Sunday 11 June 2017


NEKHEMYE LEVINSKI (January 1901-July 8, 1957)
            He was born in Reyngrad (?), Lomzhe district, Russian Poland.  He first received a traditional Jewish education, later studying in high schools in Ostrów, Poland, and in Klynsti, Chernigover district, Ukraine, where his parents settled after the outbreak of WWI.  He was active in the youth circles of Tseire-Tsiyon (Young Zionists) and the Zionist socialists.  In late 1918 he returned to Poland and served for a time in the Polish military.  In 1920 he moved to Kovno, Lithuania, where he studied in university.  In 1921 he moved to join an uncle in South Africa.  In 1923 he visited Europe and Israel.  He debuted in print in 1938 with a story “Der kund” (The customer) in the monthly Foroys (Onward), edited by Y. Kharlash, published by the Jewish cultural association of Johannesburg.  He later published stories in the monthly Dorem-afrike (South Africa), published by Cultural Federation in Johannesburg and elsewhere.  A volume by him was published posthumously: Der regn hot farshpetikt, dertseylungen fun dorem-afrike (The rain came late, stories from South Africa) (Johannesburg-Blumfonteyn: Mishpokhe, 1959), 154 pp., with a foreword by M. Shur; it also appeared in a Hebrew translation by Sh. Shenhod, Betsel hagezaim, sipurim meḥavai darom-afrika (In the shade of tree trunks, stories from South Africa) (Tel Aviv: Perets Publ., 1961), 138 pp.  The main theme of Levinski’s stories was the race relations between whites and blacks in South Africa.  He was a cofounder and chairman of the Jewish cultural circle in Blumfonteyn, where he lived out his life and where he died.
            Levinski’s brother, BERL LEVINSKI, who lived for many years in South Africa, first in Blumfonteyn and later Johannesburg, was also a writer.  He wrote for a variety of Yiddish newspapers and magazines with articles and notices of Jewish community and literary affairs.
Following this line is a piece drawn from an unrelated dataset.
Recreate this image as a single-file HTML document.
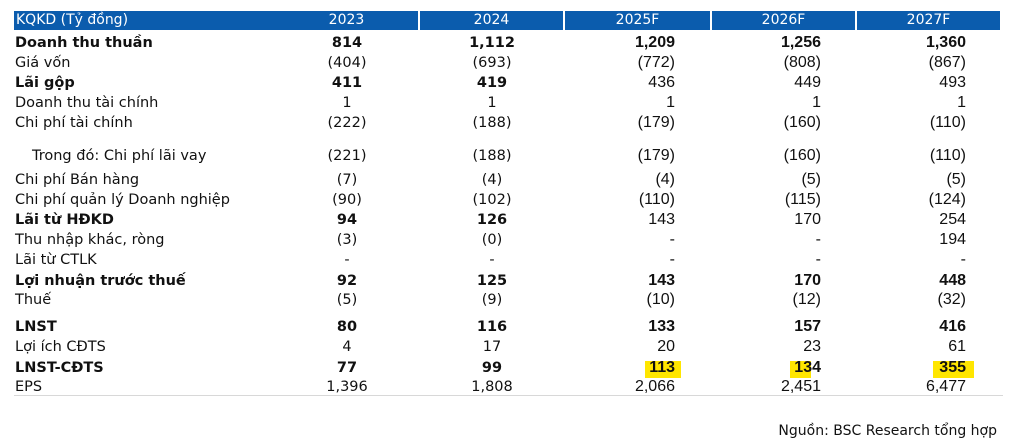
<!DOCTYPE html>
<html><head><meta charset="utf-8"><style>
body{margin:0;width:1012px;height:446px;background:#fff;position:relative;font-family:"DejaVu Sans","Liberation Sans",sans-serif;color:#111;overflow:hidden}
.h{position:absolute;top:11px;height:19px;background:#0b5cad;color:#fff;font-size:14px;line-height:19px}
.r{position:absolute;left:0;width:1012px;height:20px;font-size:14.5px;line-height:20px}
.r span{position:absolute;white-space:nowrap}
.l{left:15px}
.a{left:274px;width:146px;text-align:center}
.b{left:419px;width:146px;text-align:center}
.c,.d,.e{font-family:"Liberation Sans",Arial,sans-serif;font-size:16px;text-align:right}
.c{right:337px}.d{right:191px}.e{right:46px}
.B{font-weight:bold}
.hl{position:absolute;background:#ffe600;height:17px}
</style></head><body>
<div class="hl" style="left:645px;top:361px;width:36px"></div>
<div class="hl" style="left:790px;top:361px;width:21px"></div>
<div class="hl" style="left:933px;top:361px;width:41px"></div>
<div class="h" style="left:14px;width:259px;padding-left:2px">KQKD (Tỷ đồng)</div>
<div class="h" style="left:275px;width:143px;text-align:center">2023</div>
<div class="h" style="left:420px;width:143px;text-align:center">2024</div>
<div class="h" style="left:565px;width:145px;text-align:center">2025F</div>
<div class="h" style="left:712px;width:143px;text-align:center">2026F</div>
<div class="h" style="left:857px;width:143px;text-align:center">2027F</div>

<div class="r B" style="top:33px"><span class="l">Doanh thu thuần</span><span class="a">814</span><span class="b">1,112</span><span class="c">1,209</span><span class="d">1,256</span><span class="e">1,360</span></div>
<div class="r" style="top:53px"><span class="l">Giá vốn</span><span class="a">(404)</span><span class="b">(693)</span><span class="c">(772)</span><span class="d">(808)</span><span class="e">(867)</span></div>
<div class="r" style="top:73px"><span class="l B">Lãi gộp</span><span class="a B">411</span><span class="b B">419</span><span class="c">436</span><span class="d">449</span><span class="e">493</span></div>
<div class="r" style="top:93px"><span class="l">Doanh thu tài chính</span><span class="a">1</span><span class="b">1</span><span class="c">1</span><span class="d">1</span><span class="e">1</span></div>
<div class="r" style="top:113px"><span class="l">Chi phí tài chính</span><span class="a">(222)</span><span class="b">(188)</span><span class="c">(179)</span><span class="d">(160)</span><span class="e">(110)</span></div>
<div class="r" style="top:146px"><span class="l" style="left:32px">Trong đó: Chi phí lãi vay</span><span class="a">(221)</span><span class="b">(188)</span><span class="c">(179)</span><span class="d">(160)</span><span class="e">(110)</span></div>
<div class="r" style="top:170px"><span class="l">Chi phí Bán hàng</span><span class="a">(7)</span><span class="b">(4)</span><span class="c">(4)</span><span class="d">(5)</span><span class="e">(5)</span></div>
<div class="r" style="top:190px"><span class="l">Chi phí quản lý Doanh nghiệp</span><span class="a">(90)</span><span class="b">(102)</span><span class="c">(110)</span><span class="d">(115)</span><span class="e">(124)</span></div>
<div class="r" style="top:210px"><span class="l B">Lãi từ HĐKD</span><span class="a B">94</span><span class="b B">126</span><span class="c">143</span><span class="d">170</span><span class="e">254</span></div>
<div class="r" style="top:230px"><span class="l">Thu nhập khác, ròng</span><span class="a">(3)</span><span class="b">(0)</span><span class="c">-</span><span class="d">-</span><span class="e">194</span></div>
<div class="r" style="top:250px"><span class="l">Lãi từ CTLK</span><span class="a">-</span><span class="b">-</span><span class="c">-</span><span class="d">-</span><span class="e">-</span></div>
<div class="r B" style="top:271px"><span class="l">Lợi nhuận trước thuế</span><span class="a">92</span><span class="b">125</span><span class="c">143</span><span class="d">170</span><span class="e">448</span></div>
<div class="r" style="top:290px"><span class="l">Thuế</span><span class="a">(5)</span><span class="b">(9)</span><span class="c">(10)</span><span class="d">(12)</span><span class="e">(32)</span></div>
<div class="r B" style="top:317px"><span class="l">LNST</span><span class="a">80</span><span class="b">116</span><span class="c">133</span><span class="d">157</span><span class="e">416</span></div>
<div class="r" style="top:337px"><span class="l">Lợi ích CĐTS</span><span class="a">4</span><span class="b">17</span><span class="c">20</span><span class="d">23</span><span class="e">61</span></div>
<div class="r B" style="top:358px"><span class="l">LNST-CĐTS</span><span class="a">77</span><span class="b">99</span><span class="c">113</span><span class="d">134</span><span class="e">355</span></div>
<div class="r" style="top:377px"><span class="l">EPS</span><span class="a">1,396</span><span class="b">1,808</span><span class="c">2,066</span><span class="d">2,451</span><span class="e">6,477</span></div>
<div style="position:absolute;left:14px;top:395px;width:989px;height:1px;background:#d8d8d8"></div>
<div style="position:absolute;right:15px;top:423px;font-size:14px">Nguồn: BSC Research tổng hợp</div>
</body></html>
Sources: Y. M. Sherman, “Mentsh un dertseylung” (Man and story), Dorem-afrike (Johannesburg) (August 1957); A. Tshin, in Dorem-afrike (Johannesburg) (August 1957); Y. Rapoport, “Vegn a khesed shel emes-bikhl” (On a booklet of a good deed of truth), Tsukunft (New York) (November 1959); D. Volpe, “A yidisher dertseyler vegn shvartsn mentshn un zayn lebn” (A Jewish depicter of black men and their lives), Yontef-bleter (Johannesburg) (May 1960); Maariv (Tel Aviv) (December 21, 1961); Hatsofe (The spectator) (Tel Aviv) (March 26, 1962); Yediot aḥaranot (Tel Aviv) (January 1, 1962).